1. An apparatus comprising:

a controller configured to process punctuated text data, and to identify punctuation in said punctuated text data; and

an output unit configured to generate audio output corresponding to said punctuated text data, and to generate tactile output corresponding to said identified punctuation.

2. An apparatus according to claim 1 wherein the controller is further configured to identify a phoneme in the punctuated text data; and to put said identified phoneme into a phoneme stream.

3. An apparatus according to claim 1 wherein the controller is further configured to identify a punctuation mark in said punctuated text data and to put it to at least one of a memory or a punctuation stream.

4. An apparatus according to claim 2, wherein the output unit is configured to generate audio output for a phoneme present in the phoneme stream.

5. An apparatus according to claim 3, wherein the output unit is configured to generate tactile output for a punctuation mark.

6. An apparatus according to claim 1, wherein said output unit comprises an output driver, a loudspeaker, and a tactile actuator, the output driver being configured to operate at least one of the loudspeaker, and the tactile actuator.

7. An apparatus according to claim 3 wherein the controller is configured to add the punctuation mark to the phoneme stream.

8. An apparatus according to claim 7 wherein the controller is configured to calculate an incremental time Ti for each identified punctuation mark, wherein, when the phoneme stream is read at a predetermined rate, the incremental time Ti is the time at which the punctuation mark appears in the phoneme stream.

9. A method comprising: processing punctuated text data; identifying punctuation in said punctuated text data; converting said punctuated text data to audio output; and converting said identified punctuation to tactile output.

10. A method according to claim 9 wherein the processing comprises identifying a phoneme in said punctuated text data and putting said phoneme to a phoneme stream.

11. A method according to claim 9 wherein said identifying punctuation comprises identifying a punctuation mark present in said punctuated text data and putting it to at least one of a memory and a punctuation stream.

12. A method according to claim 10 wherein said converting to audio output comprises generating audio output for a phoneme present in the punctuation stream.

13. A method according to claim 11 wherein said converting to tactile output comprises generating tactile output for a punctuation mark in the punctuation stream.

14. A method according to claim 9 wherein the method comprises reading said text data from a memory.

15. A method according to claim 9 wherein the method comprises inputting said text data to said apparatus.

16. A method according to 15 wherein said inputting said text data comprises receiving said text data using a radio receiver.

17. A method according to claim 9 wherein converting said audio output comprises synthetic speech.

18. A method according to claim 10 wherein the method comprises adding the punctuation mark to the phoneme stream.

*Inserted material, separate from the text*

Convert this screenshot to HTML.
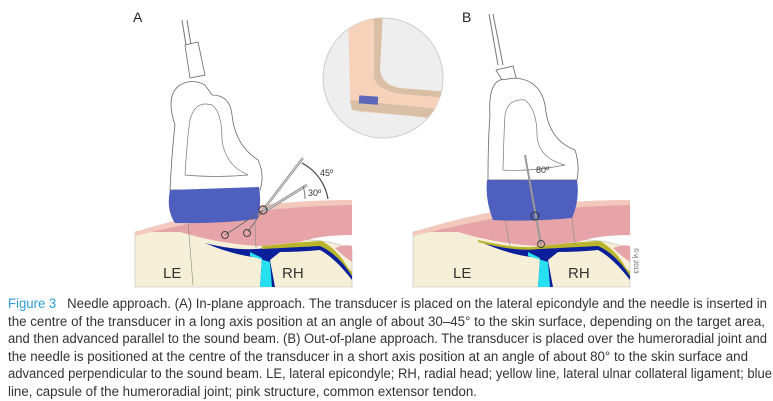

19. A method according to claim 18 wherein the method comprises calculating an incremental time Ti for each identified punctuation mark, wherein, when the phoneme stream is read at a predetermined rate, the incremental time Ti is the time at which the punctuation mark appears in the phoneme stream.

20. A computer program product comprising a computer-readable medium bearing computer program code embodied therein for use with a computer, the computer program code comprising:

code for processing punctuated text data;

code for identifying a punctuation mark in said punctuated text data

code for converting said punctuated text data to audio output; and

code for converting said identified punctuation to tactile output.